Many of these options require you to pull a trigger, just like buying points
There is, psychologically, a difference between pulling out your credit card to buy miles and points and just picking them up automatically. I get that.
When you use your British Airways American Express card, the Avios just turn up. You are not ‘buying’ the Avios by specifically making a transaction, if you see what I am getting at.
Whenever you log in to Nectar, American Express Membership Rewards, Capital On Tap, Tesco Clubcard or Heathrow Rewards and make a transfer into Avios, Virgin Points etc, you are ‘actively’ buying those points just as if you’d gone to the ‘buy Avios’ page on ba.com.

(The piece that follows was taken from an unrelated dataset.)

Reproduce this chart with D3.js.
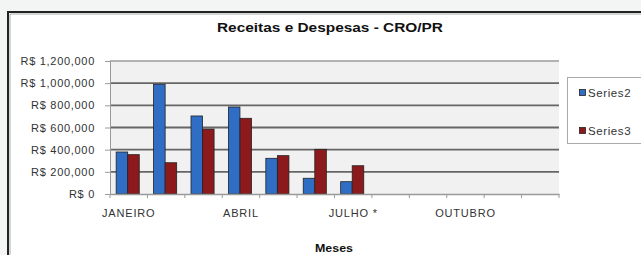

The point I wanted to get across in this article is that we are all buying points, all the time – we just don’t always realise it.
Actively buying more points by pulling out your credit card should be seen in the context of this.
Whenever you buy points directly OR transfer in from another programme such as Membership Rewards, you need to have a relatively firm plan for using them.
At the end of the day you need a good excuse to swap cash (very useful) for points (not so useful, as you’ll discover if you try to pay for your dry cleaning with Avios or Virgin Points).